Property prices in Dublin have grown by almost 100 per cent since their post-crash low of 2012.
The Economist research, reproduced in today’s Irish Times, shows that the well-worn ‘property bubble’ phrase will become increasingly common parlance across the Irish Sea.
Worryingly, the Dublin housing market is also 25 per cent overvalued against income. Yet its buoyancy suggests prospective owners are willing to take a risk.
I wrote about the market coming back to life in April. But with Brexit on the horizon, Irish taoiseach (prime minister) Leo Varadkar faces a critical choice: double down on much-needed domestic spending, or first get more clarity on what the EU looks like without Britain.
Housing demand is strong and supply is improving, but Irish infrastructure is badly in need of investment.
Britain’s Remainer-in-chief, former UK infrastructure tsar Andrew Adonis, is currently touring Ireland and offering a blow-by-blow – or should that be slow-by-slow – critique of its rail infrastructure via Twitter as he goes.
He’s there to whip up support for a people’s vote on Brexit but appears to have been swept up in the Papal visit last weekend, believing he can somehow save Ireland from itself.
He said: “I wish I wasn’t overwhelmed with this Brexit nonsense.
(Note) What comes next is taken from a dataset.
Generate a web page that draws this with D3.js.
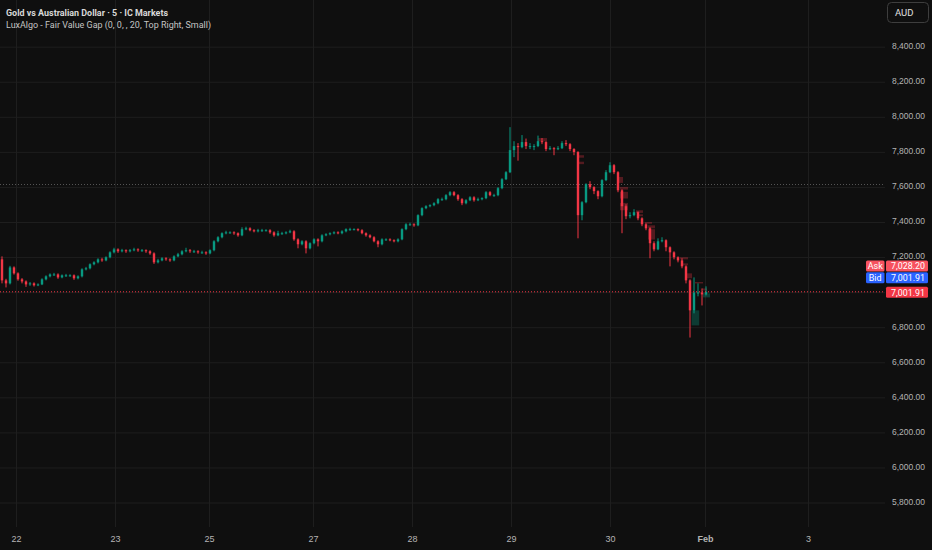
<!DOCTYPE html>
<html>
<head>
<meta charset="utf-8">
<script src="https://cdn.jsdelivr.net/npm/d3@7"></script>
<style>
  body { margin: 0; background: #0f0f0f; }
  svg { display: block; font-family: Roboto, "Noto Sans", sans-serif; }
</style>
</head>
<body>
<svg width="932" height="550"></svg>
<script>
var closes = [7067,7050,7141,7107,7073,7061,7044,7050,7039,7044,7073,7090,7101,7101,7084,7096,7096,7096,7079,7090,
  7130,7136,7159,7170,7187,7181,7199,7227,7244,7233,7239,7233,7239,7244,7239,7239,7233,7221,7170,7181,
  7193,7187,7181,7204,7216,7233,7239,7233,7233,7227,7227,7221,7239,7290,7313,7336,7341,7341,7336,7324,
  7359,7364,7353,7347,7353,7353,7353,7341,7324,7336,7336,7341,7347,7301,7273,7290,7250,7279,7301,7290,
  7324,7330,7336,7341,7336,7347,7359,7359,7359,7353,7336,7324,7313,7290,7273,7301,7301,7296,7290,7301,
  7359,7387,7387,7381,7439,7479,7490,7496,7507,7530,7530,7553,7570,7553,7530,7507,7524,7541,7524,7530,
  7536,7570,7553,7553,7593,7644,7684,7810,7833,7827,7856,7833,7833,7833,7861,7856,7816,7821,7816,7821,
  7850,7844,7816,7799,7439,7513,7616,7599,7576,7547,7639,7684,7724,7684,7581,7490,7433,7439,7456,7421,
  7387,7364,7279,7244,7290,7296,7256,7227,7199,7181,7147,7067,6896,6998,6998,6987,7001.91];

var opens = [7187,7067,7050,7141,7107,7073,7061,7044,7050,7039,7044,7073,7090,7101,7101,7084,7096,7096,7096,7079,
  7090,7130,7136,7159,7170,7187,7181,7199,7227,7244,7233,7239,7233,7239,7244,7239,7239,7233,7221,7170,
  7181,7193,7187,7181,7204,7216,7233,7239,7233,7233,7227,7227,7221,7239,7290,7313,7336,7341,7341,7336,
  7324,7359,7364,7353,7347,7353,7353,7353,7341,7324,7336,7336,7341,7347,7301,7273,7290,7250,7279,7301,
  7290,7324,7330,7336,7341,7336,7347,7359,7359,7359,7353,7336,7324,7313,7290,7273,7301,7301,7296,7290,
  7301,7359,7387,7387,7381,7439,7479,7490,7496,7507,7530,7530,7553,7570,7553,7530,7507,7524,7541,7524,
  7530,7536,7570,7553,7553,7593,7644,7684,7810,7833,7827,7856,7833,7833,7833,7861,7856,7816,7821,7816,
  7821,7850,7844,7816,7799,7439,7513,7616,7599,7576,7547,7639,7684,7724,7684,7581,7490,7433,7439,7456,
  7421,7387,7364,7279,7244,7290,7296,7256,7227,7199,7181,7147,7067,6896,6998,6998,6987];

var highs = [7204,7076,7150,7147,7113,7080,7067,7058,7056,7050,7079,7096,7107,7110,7107,7101,7104,7102,7101,7096,
  7136,7144,7164,7176,7193,7196,7204,7233,7253,7250,7247,7244,7246,7253,7250,7246,7244,7239,7227,7190,
  7199,7199,7193,7210,7224,7239,7253,7246,7241,7239,7236,7233,7244,7296,7319,7341,7350,7347,7347,7341,
  7370,7373,7370,7359,7361,7361,7359,7359,7347,7350,7344,7347,7356,7353,7307,7296,7296,7284,7307,7307,
  7330,7336,7341,7347,7347,7353,7364,7367,7364,7364,7359,7341,7330,7319,7296,7307,7307,7307,7301,7307,
  7364,7393,7396,7393,7444,7484,7496,7501,7513,7536,7539,7559,7576,7576,7559,7536,7530,7547,7547,7539,
  7541,7576,7576,7561,7599,7650,7690,7941,7861,7850,7896,7876,7850,7844,7893,7879,7861,7833,7827,7833,
  7861,7867,7850,7821,7804,7519,7621,7633,7604,7581,7644,7696,7741,7730,7690,7587,7501,7456,7473,7461,
  7427,7393,7370,7290,7307,7313,7301,7261,7233,7204,7193,7153,7073,7084,7050,7021,7033];

var lows = [7050,7027,7044,7100,7065,7050,7030,7036,7032,7034,7040,7067,7084,7093,7076,7079,7087,7088,7070,7073,
  7084,7124,7130,7153,7164,7173,7176,7193,7221,7224,7227,7224,7227,7233,7230,7230,7224,7213,7161,7164,
  7176,7179,7173,7176,7199,7210,7227,7224,7224,7219,7219,7213,7216,7233,7284,7307,7330,7333,7327,7316,
  7319,7353,7347,7341,7341,7344,7347,7333,7316,7319,7327,7330,7336,7293,7250,7267,7221,7244,7273,7261,
  7284,7319,7324,7330,7330,7330,7341,7350,7353,7347,7330,7316,7307,7284,7256,7267,7293,7290,7284,7284,
  7296,7353,7379,7373,7376,7433,7473,7484,7490,7501,7521,7524,7547,7547,7521,7496,7501,7519,7516,7519,
  7524,7530,7547,7544,7547,7587,7639,7679,7770,7750,7821,7816,7816,7810,7827,7844,7804,7810,7781,7810,
  7816,7833,7804,7781,7307,7410,7507,7587,7559,7530,7541,7633,7679,7673,7570,7336,7416,7421,7433,7410,
  7376,7353,7193,7233,7239,7284,7233,7147,7187,7170,7136,7050,6741,6879,6976,6924,6981];

// fair value gap boxes: start bar, end bar, top, bottom
var fvgStart  = [134.5,144.25,144.25,154.25,155,155,155,159,159.25,161.25,162,162,170,170.5,171.25,173.75,175.5,172.9,175.75];
var fvgEnd    = [136.75,146,146,155.75,157,157,157,160.75,160.75,163,163.75,163.75,172,172,173,175.75,176.75,174.8,177.5];
var fvgTop    = [7879,7781,7744,7657,7600,7572,7509,7467,7444,7400,7381,7359,7199,7164,7107,7058,7021,6896,6993];
var fvgBottom = [7861,7767,7730,7623,7585,7534,7467,7452,7433,7390,7364,7300,7187,7153,7079,7050,7010,6810,6970];
var fvgBull   = [0,0,0,0,0,0,0,0,0,0,0,0,0,0,0,0,0,1,1];

var priceTicks = [5800,6000,6200,6400,6600,6800,7000,7200,7400,7600,7800,8000,8200,8400];
var timeLabels = ["22","23","25","27","28","29","30","Feb","3"];
var timeTickBars = [4,28.75,52.25,78.25,103,127.75,152.5,176.25,202];

var askPrice = 7028.20, bidPrice = 7001.91, lastPrice = 7001.91;
var prevLine = 7614;

var upColor = "#089981", downColor = "#f23645";

var svg = d3.select("svg"),
plotW = 885, plotH = 527;

svg.append("rect").attr("width", 932).attr("height", 550).attr("fill", "#0f0f0f");

var x = d3.scaleLinear().domain([0, 221.25]).range([0, plotW]);
var y = d3.scaleLinear().domain([5800, 8400]).range([502.5, 46.7]);

// grid
var grid = svg.append("g");
grid.append("g")
  .call(d3.axisLeft(y).tickValues(priceTicks).tickSize(-plotW).tickFormat(""))
  .call(function(g) { g.select(".domain").remove(); })
  .selectAll("line").attr("stroke", "#1e1e1e");
grid.append("g")
  .attr("transform", "translate(0," + plotH + ")")
  .call(d3.axisBottom(x).tickValues(timeTickBars).tickSize(-plotH).tickFormat(""))
  .call(function(g) { g.select(".domain").remove(); })
  .selectAll("line").attr("stroke", "#1e1e1e");

// dotted reference line
svg.append("line")
  .attr("x1", 0).attr("x2", plotW)
  .attr("y1", y(prevLine)).attr("y2", y(prevLine))
  .attr("stroke", "#555555").attr("stroke-dasharray", "1,2");

// fvg boxes
svg.append("g").selectAll("rect")
  .data(fvgStart)
  .enter().append("rect")
  .attr("x", function(d) { return x(d); })
  .attr("width", function(d, i) { return x(fvgEnd[i]) - x(d); })
  .attr("y", function(d, i) { return y(fvgTop[i]); })
  .attr("height", function(d, i) { return Math.max(1.5, y(fvgBottom[i]) - y(fvgTop[i])); })
  .attr("fill", function(d, i) { return fvgBull[i] ? "rgba(8,153,129,0.32)" : "rgba(242,54,69,0.3)"; });

// candles
var candle = svg.append("g").selectAll("g")
  .data(closes)
  .enter().append("g")
  .attr("fill", function(d, i) { return d >= opens[i] ? upColor : downColor; })
  .attr("stroke", function(d, i) { return d >= opens[i] ? upColor : downColor; });

candle.append("line")
  .attr("x1", function(d, i) { return x(i + 0.5); })
  .attr("x2", function(d, i) { return x(i + 0.5); })
  .attr("y1", function(d, i) { return y(highs[i]); })
  .attr("y2", function(d, i) { return y(lows[i]); })
  .attr("stroke-width", 1);

candle.append("rect")
  .attr("x", function(d, i) { return x(i + 0.5) - 1.2; })
  .attr("width", 2.4)
  .attr("y", function(d, i) { return y(Math.max(d, opens[i])); })
  .attr("height", function(d, i) { return Math.max(1, Math.abs(y(d) - y(opens[i]))); })
  .attr("stroke", "none");

// last price line
svg.append("line")
  .attr("x1", 0).attr("x2", plotW)
  .attr("y1", y(lastPrice)).attr("y2", y(lastPrice))
  .attr("stroke", "#f23645").attr("stroke-dasharray", "1,2");

// price axis (7,000 label sits under the price tags)
var yAxis = svg.append("g")
  .attr("transform", "translate(925,0)")
  .call(d3.axisRight(y).tickValues(priceTicks).tickSize(0).tickFormat(d3.format(",.2f")));
yAxis.select(".domain").remove();
yAxis.selectAll(".tick").filter(function(d) { return d == 7000; }).remove();
yAxis.selectAll("text")
  .attr("x", 0).attr("dy", "0.2em")
  .attr("text-anchor", "end")
  .attr("fill", "#b4b4b4")
  .style("font-size", "9.5px")
  .attr("textLength", 33).attr("lengthAdjust", "spacingAndGlyphs");

// time axis
var xAxis = svg.append("g")
  .attr("transform", "translate(0," + plotH + ")")
  .call(d3.axisBottom(x).tickValues(timeTickBars).tickSize(0).tickFormat(function(d, i) { return timeLabels[i]; }));
xAxis.select(".domain").remove();
xAxis.selectAll("text")
  .attr("y", 9)
  .attr("fill", "#b4b4b4")
  .style("font-size", "9px")
  .style("font-weight", function(d, i) { return timeLabels[i] == "Feb" ? "bold" : "normal"; });

// price tags
var tags = [
  {name: "Ask", value: askPrice, color: "#f7525f", top: 260.5},
  {name: "Bid", value: bidPrice, color: "#2962ff", top: 272.2},
  {name: null, value: lastPrice, color: "#f23645", top: 286.7}
];
var tag = svg.append("g").selectAll("g").data(tags).enter().append("g");
tag.append("rect")
  .attr("x", 886).attr("y", function(d) { return d.top; })
  .attr("width", 42).attr("height", 11)
  .attr("rx", 1.5)
  .attr("fill", function(d) { return d.color; });
tag.append("text")
  .attr("x", 925).attr("y", function(d) { return d.top + 8.8; })
  .attr("text-anchor", "end")
  .attr("fill", "#ffffff")
  .style("font-size", "9.5px")
  .attr("textLength", 34).attr("lengthAdjust", "spacingAndGlyphs")
  .text(function(d) { return d3.format(",.2f")(d.value); });
var named = tag.filter(function(d) { return d.name; });
named.append("rect")
  .attr("x", 866).attr("y", function(d) { return d.top; })
  .attr("width", 18.5).attr("height", 11)
  .attr("rx", 1.5)
  .attr("fill", function(d) { return d.color; });
named.append("text")
  .attr("x", 875.2).attr("y", function(d) { return d.top + 8.8; })
  .attr("text-anchor", "middle")
  .attr("fill", "#ffffff")
  .style("font-size", "9px")
  .text(function(d) { return d.name; });

// currency box
svg.append("rect")
  .attr("x", 887.5).attr("y", 2.5).attr("width", 41).attr("height", 20).attr("rx", 4)
  .attr("fill", "#0f0f0f").attr("stroke", "#3e3e3e");
svg.append("text")
  .attr("x", 895).attr("y", 16)
  .attr("fill", "#e0e0e0")
  .style("font-size", "9.5px")
  .text("AUD");

// legend
svg.append("text")
  .attr("x", 6).attr("y", 15.5)
  .attr("fill", "#d8d8d8")
  .style("font-size", "9.5px")
  .style("font-weight", "bold")
  .attr("textLength", 162).attr("lengthAdjust", "spacingAndGlyphs")
  .text("Gold vs Australian Dollar · 5 · IC Markets");
svg.append("text")
  .attr("x", 6).attr("y", 28)
  .attr("fill", "#c4c4c4")
  .style("font-size", "9.5px")
  .attr("textLength", 205).attr("lengthAdjust", "spacingAndGlyphs")
  .text("LuxAlgo - Fair Value Gap (0, 0, , 20, Top Right, Small)");
</script>
</body>
</html>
I could get going helping my Irish friends with much-needed plans for a high-speed line from Dublin to Belfast & other rail and infrastructure to realise the potential of this great nation.”
Lord Adonis may feel like he could save the day were it not for Brexit, but he doesn’t realise that the Pope was blessing the nation at the weekend so any miracle infrastructure investment will likely be claimed as a victory by Rome.
Plus, as a Cork man who knows it takes longer to get the train to Dublin than to drive, I’d be inclined to argue for investment to be prioritised a little further south of that troublesome border.
But still, investment is investment and it’s all vital (Lord Adonis also naively seems to think Belfast and Dublin are Ireland’s “two greatest cities”, so perhaps needs to broaden his horizons).
The government should prioritise infrastructure spending, but with one of the more image-conscious Irish leaders of recent times and a minority government in place, Mr Varadkar will only do so if it makes political sense for his party, Fine Gael.
CN today published features writer Lucy Alderson’s look at the Irish market.
Increasingly you’re seeing developers wanting a foot in both the UK and Ireland (Aer Lingus today announced that a new route from Dublin to London City Airport will run from October, reflecting an increased demand for business travel).
The reason it’s attractive may not just be down to a flourishing market; post-Brexit, it will give companies a European base in close proximity to Britain.
In the meantime there will need to be some serious bridge-building between Britain, Ireland and the EU to keep the market growing.
But in the short-to-medium term, don’t bet against a raft of work to keep UK firms busy too.
With output expected to hit almost €20bn this year compared with a pre-crash high of €38.6bn, it’s not quite the Celtic Tiger of old – but nor would most sane Irish people want it to be.